● RECORD SET
——————————

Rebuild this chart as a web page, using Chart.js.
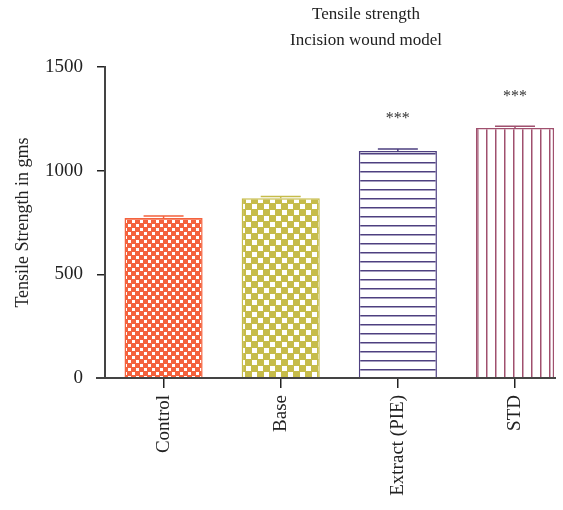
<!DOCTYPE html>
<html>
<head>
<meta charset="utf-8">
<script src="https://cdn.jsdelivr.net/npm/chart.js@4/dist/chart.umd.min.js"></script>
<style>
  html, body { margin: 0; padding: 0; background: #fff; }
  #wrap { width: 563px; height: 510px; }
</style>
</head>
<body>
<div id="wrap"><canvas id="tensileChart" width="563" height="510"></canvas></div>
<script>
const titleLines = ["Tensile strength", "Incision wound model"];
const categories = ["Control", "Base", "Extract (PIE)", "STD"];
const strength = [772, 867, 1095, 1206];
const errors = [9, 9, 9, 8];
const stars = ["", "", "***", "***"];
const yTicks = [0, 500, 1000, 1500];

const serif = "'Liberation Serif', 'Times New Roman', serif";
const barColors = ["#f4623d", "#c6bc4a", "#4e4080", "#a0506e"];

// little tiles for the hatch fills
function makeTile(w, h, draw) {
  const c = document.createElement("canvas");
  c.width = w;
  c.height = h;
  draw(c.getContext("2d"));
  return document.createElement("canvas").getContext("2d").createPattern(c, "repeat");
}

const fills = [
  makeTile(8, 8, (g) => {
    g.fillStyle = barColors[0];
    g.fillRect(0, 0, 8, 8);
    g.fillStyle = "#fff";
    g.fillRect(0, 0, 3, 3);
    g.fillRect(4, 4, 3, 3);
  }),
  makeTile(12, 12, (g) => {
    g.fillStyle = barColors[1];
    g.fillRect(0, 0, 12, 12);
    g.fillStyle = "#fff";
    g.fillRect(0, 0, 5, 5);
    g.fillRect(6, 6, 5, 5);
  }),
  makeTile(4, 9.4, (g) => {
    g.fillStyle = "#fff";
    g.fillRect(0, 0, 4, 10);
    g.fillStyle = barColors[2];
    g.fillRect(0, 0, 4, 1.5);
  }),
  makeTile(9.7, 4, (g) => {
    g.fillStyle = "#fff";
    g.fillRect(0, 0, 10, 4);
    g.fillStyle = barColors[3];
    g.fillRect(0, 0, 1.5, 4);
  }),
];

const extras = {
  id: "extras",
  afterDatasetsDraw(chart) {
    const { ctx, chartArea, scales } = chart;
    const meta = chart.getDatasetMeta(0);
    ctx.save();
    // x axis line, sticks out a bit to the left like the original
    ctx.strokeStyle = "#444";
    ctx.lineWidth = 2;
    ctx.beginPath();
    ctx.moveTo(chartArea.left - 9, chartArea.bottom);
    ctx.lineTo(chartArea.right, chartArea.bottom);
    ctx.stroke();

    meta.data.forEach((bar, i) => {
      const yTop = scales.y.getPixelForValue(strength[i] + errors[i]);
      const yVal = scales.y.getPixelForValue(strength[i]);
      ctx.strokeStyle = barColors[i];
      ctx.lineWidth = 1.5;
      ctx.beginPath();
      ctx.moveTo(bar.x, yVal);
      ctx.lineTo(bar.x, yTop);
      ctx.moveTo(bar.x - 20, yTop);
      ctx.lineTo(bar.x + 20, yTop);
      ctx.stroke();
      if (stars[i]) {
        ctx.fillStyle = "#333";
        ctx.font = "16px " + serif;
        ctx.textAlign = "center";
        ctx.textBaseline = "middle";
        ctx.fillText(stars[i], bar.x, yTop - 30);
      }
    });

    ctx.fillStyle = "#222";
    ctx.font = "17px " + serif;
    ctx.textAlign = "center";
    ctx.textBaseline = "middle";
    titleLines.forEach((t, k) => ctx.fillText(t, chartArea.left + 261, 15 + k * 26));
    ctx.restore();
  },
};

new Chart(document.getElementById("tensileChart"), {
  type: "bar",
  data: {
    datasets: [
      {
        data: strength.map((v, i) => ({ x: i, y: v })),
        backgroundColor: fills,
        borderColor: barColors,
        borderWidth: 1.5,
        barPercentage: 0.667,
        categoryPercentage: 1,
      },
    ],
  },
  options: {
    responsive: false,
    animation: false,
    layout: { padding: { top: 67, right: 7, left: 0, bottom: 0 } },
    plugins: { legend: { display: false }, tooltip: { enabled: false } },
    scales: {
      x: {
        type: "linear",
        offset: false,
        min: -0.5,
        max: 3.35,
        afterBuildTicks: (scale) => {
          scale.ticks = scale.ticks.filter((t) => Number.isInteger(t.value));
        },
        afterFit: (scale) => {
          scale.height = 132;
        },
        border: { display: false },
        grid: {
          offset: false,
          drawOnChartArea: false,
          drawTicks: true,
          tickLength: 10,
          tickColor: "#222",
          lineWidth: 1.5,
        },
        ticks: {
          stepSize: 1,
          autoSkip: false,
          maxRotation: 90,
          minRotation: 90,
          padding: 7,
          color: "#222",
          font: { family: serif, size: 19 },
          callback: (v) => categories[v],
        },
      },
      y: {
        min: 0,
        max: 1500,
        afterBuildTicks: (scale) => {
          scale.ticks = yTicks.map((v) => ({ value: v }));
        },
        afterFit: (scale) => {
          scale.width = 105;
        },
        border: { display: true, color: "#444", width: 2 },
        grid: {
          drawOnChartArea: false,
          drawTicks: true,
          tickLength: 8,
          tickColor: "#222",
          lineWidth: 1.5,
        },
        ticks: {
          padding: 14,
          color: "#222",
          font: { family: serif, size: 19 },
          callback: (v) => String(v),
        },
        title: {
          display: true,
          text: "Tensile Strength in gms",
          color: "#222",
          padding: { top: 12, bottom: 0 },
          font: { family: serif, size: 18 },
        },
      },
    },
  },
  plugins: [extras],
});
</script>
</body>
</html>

——————————

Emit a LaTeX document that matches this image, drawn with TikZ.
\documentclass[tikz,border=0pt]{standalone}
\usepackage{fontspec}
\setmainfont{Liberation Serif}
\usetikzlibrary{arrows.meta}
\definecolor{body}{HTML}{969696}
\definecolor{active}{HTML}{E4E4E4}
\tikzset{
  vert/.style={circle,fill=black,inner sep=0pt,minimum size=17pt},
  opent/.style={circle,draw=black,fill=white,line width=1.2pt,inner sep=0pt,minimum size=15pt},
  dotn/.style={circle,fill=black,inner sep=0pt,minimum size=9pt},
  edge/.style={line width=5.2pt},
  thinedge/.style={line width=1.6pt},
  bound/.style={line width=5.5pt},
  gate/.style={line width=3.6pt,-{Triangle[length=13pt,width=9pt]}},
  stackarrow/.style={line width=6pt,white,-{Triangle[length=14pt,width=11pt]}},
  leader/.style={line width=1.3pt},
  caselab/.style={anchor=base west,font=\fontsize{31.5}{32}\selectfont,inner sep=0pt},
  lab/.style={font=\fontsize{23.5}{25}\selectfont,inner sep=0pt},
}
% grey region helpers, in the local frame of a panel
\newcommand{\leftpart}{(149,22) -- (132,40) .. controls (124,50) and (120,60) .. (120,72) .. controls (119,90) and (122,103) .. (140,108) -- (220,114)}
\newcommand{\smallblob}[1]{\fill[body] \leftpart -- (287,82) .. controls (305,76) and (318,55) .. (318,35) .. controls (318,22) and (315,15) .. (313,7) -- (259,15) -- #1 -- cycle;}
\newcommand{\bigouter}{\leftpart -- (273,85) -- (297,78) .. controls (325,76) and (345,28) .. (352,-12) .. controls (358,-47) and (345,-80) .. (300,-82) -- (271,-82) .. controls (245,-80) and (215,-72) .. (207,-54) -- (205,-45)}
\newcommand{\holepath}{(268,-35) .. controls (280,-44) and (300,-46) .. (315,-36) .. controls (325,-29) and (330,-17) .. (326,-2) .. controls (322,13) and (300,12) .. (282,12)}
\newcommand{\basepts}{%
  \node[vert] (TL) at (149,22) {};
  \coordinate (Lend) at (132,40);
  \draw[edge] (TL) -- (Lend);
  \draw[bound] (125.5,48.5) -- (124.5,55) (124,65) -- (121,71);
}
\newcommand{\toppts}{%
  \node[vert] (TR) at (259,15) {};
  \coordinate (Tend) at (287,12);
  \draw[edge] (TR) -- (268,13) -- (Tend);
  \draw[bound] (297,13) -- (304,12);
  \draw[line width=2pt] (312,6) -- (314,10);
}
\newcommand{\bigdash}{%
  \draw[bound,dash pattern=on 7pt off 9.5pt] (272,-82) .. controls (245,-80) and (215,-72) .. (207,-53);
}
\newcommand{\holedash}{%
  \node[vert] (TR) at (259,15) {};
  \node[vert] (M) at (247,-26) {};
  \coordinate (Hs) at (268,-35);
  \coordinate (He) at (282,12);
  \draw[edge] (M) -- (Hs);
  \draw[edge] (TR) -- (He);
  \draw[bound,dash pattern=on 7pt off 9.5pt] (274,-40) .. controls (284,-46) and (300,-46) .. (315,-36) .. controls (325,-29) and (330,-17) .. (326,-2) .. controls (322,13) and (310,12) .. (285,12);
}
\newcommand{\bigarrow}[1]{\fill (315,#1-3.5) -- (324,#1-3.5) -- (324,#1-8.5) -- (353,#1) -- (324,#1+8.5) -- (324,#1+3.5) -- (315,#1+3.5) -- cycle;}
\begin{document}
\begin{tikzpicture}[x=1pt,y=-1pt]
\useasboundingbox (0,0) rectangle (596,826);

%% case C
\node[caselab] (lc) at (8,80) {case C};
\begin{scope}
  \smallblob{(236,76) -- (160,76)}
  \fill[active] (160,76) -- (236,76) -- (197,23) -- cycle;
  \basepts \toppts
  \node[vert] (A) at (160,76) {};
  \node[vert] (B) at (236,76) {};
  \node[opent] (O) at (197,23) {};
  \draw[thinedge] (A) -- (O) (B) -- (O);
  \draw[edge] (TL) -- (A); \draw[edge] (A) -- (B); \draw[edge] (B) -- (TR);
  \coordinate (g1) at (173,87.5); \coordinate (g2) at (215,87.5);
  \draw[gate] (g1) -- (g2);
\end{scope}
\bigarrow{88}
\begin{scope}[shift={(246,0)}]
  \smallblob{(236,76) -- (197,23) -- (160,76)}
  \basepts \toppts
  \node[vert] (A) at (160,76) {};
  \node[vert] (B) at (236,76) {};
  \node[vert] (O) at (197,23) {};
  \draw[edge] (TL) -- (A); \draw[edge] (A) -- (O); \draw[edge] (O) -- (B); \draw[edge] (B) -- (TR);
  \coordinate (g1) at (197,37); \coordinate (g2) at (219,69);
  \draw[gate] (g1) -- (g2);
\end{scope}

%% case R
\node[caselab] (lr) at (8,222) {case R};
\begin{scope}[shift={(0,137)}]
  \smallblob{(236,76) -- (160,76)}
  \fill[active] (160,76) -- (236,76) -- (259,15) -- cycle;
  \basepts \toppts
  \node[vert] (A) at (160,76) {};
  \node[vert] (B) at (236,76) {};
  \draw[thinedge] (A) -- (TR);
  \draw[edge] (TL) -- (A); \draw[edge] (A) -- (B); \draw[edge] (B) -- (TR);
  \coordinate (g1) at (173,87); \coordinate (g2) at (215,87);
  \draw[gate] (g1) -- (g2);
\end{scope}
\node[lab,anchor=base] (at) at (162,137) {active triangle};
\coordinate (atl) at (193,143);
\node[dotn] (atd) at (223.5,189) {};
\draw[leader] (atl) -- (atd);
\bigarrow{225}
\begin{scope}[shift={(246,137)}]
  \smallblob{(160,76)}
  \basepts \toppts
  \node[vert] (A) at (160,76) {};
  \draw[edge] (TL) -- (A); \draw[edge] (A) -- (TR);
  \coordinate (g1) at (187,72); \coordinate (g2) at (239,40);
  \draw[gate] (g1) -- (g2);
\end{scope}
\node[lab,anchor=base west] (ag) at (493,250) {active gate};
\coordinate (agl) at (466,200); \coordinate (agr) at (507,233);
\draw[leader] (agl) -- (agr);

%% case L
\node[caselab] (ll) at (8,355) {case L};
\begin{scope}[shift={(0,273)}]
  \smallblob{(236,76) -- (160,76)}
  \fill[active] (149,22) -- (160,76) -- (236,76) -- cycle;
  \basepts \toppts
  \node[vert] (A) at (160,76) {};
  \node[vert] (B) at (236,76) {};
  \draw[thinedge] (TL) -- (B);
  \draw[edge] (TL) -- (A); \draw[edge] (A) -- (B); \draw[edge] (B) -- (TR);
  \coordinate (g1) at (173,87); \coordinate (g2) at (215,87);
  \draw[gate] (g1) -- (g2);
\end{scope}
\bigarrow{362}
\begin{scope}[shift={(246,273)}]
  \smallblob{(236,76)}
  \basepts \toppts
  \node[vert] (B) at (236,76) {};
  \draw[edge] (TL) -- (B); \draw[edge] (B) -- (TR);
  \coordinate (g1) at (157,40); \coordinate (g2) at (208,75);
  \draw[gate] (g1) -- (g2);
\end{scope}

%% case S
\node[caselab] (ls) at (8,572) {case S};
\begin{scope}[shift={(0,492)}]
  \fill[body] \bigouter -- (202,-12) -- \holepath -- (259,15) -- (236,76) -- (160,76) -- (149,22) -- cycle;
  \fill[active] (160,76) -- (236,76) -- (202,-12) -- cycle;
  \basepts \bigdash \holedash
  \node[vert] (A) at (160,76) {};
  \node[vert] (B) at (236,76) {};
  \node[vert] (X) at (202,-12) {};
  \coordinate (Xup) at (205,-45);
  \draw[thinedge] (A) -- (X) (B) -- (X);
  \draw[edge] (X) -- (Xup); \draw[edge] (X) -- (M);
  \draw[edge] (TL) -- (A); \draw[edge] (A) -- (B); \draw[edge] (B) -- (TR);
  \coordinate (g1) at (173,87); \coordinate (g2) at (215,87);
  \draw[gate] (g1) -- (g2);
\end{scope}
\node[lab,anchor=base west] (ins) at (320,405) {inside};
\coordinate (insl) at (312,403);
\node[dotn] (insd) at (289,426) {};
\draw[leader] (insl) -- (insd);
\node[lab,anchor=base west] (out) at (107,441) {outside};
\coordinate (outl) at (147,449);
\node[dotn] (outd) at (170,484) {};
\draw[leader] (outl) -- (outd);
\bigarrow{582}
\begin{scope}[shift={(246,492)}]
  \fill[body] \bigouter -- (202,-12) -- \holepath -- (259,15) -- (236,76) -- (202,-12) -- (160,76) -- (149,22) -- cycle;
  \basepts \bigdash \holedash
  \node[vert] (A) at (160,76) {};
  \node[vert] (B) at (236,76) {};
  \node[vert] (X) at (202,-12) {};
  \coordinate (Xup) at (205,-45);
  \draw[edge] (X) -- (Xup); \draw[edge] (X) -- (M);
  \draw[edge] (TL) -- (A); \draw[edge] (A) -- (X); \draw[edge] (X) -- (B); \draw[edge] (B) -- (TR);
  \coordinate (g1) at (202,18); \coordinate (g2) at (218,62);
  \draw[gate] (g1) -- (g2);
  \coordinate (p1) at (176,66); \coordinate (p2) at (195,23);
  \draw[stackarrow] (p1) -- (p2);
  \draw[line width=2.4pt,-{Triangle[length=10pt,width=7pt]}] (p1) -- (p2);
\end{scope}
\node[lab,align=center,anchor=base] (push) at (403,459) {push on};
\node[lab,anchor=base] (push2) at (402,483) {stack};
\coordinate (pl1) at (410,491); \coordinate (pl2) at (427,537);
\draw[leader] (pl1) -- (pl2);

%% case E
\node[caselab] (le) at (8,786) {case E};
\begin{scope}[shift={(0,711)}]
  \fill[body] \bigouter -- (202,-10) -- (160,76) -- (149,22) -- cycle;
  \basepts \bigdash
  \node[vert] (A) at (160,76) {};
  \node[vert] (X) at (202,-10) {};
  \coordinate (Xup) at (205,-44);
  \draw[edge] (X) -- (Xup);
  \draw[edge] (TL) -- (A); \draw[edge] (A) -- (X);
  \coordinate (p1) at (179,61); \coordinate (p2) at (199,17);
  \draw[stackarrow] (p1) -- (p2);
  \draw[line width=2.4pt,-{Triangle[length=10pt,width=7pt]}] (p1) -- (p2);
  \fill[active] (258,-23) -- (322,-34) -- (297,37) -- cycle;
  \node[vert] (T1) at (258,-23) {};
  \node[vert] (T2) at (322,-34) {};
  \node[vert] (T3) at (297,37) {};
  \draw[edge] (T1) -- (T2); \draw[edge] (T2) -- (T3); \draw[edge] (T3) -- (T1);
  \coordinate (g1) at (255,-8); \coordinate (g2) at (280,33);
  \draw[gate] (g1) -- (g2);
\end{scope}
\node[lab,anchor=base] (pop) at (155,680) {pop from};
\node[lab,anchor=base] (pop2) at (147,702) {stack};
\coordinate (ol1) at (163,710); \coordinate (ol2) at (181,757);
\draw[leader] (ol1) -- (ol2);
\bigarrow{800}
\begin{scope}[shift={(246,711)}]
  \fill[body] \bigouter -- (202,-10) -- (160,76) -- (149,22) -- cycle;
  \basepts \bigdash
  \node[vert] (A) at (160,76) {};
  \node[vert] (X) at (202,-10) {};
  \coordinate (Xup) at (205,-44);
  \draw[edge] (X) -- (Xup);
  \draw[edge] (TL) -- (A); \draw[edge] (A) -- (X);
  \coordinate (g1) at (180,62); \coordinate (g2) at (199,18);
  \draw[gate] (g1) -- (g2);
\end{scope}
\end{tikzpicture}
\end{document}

——————————

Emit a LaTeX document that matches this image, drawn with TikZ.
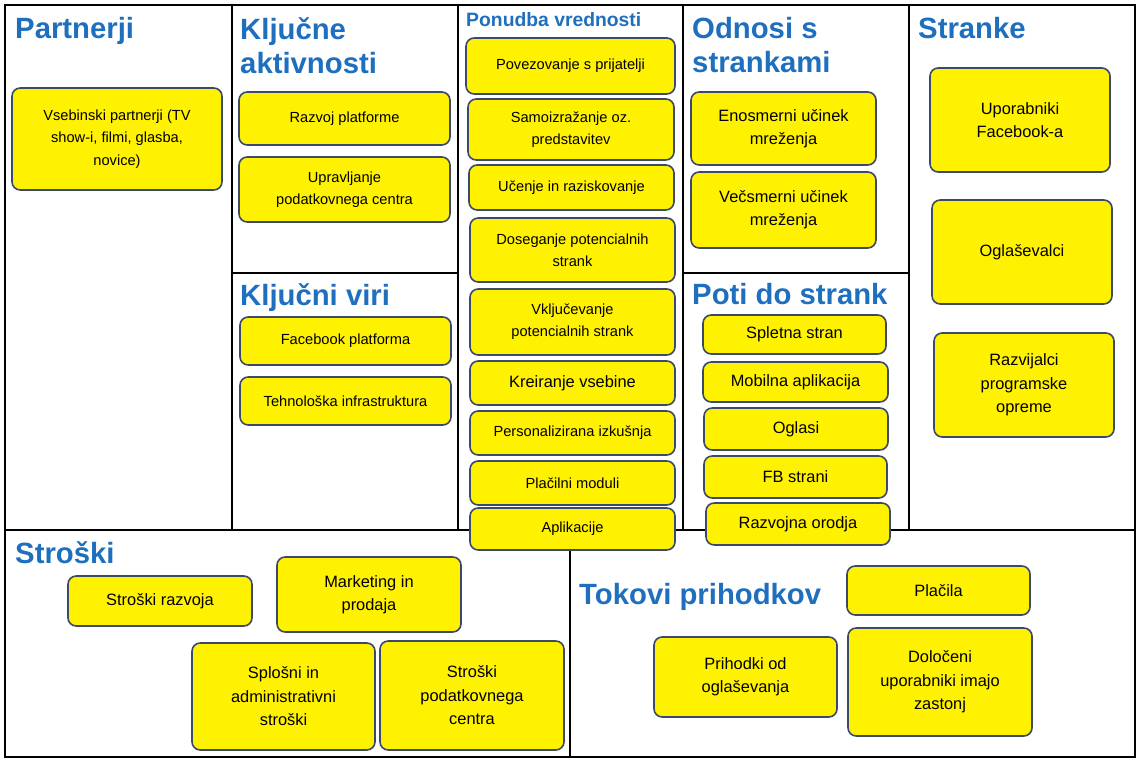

——————————

● EXERCISE TASK
Print out, exactly and with nothing added, the lines starting at the line holding "Rebuild this chart" and ending at the line holding "const yTicks = [0, 500, 1000, 1500];", minus any pictures.

● FINAL ANSWER
Rebuild this chart as a web page, using Chart.js.
<!DOCTYPE html>
<html>
<head>
<meta charset="utf-8">
<script src="https://cdn.jsdelivr.net/npm/chart.js@4/dist/chart.umd.min.js"></script>
<style>
  html, body { margin: 0; padding: 0; background: #fff; }
  #wrap { width: 563px; height: 510px; }
</style>
</head>
<body>
<div id="wrap"><canvas id="tensileChart" width="563" height="510"></canvas></div>
<script>
const titleLines = ["Tensile strength", "Incision wound model"];
const categories = ["Control", "Base", "Extract (PIE)", "STD"];
const strength = [772, 867, 1095, 1206];
const errors = [9, 9, 9, 8];
const stars = ["", "", "***", "***"];
const yTicks = [0, 500, 1000, 1500];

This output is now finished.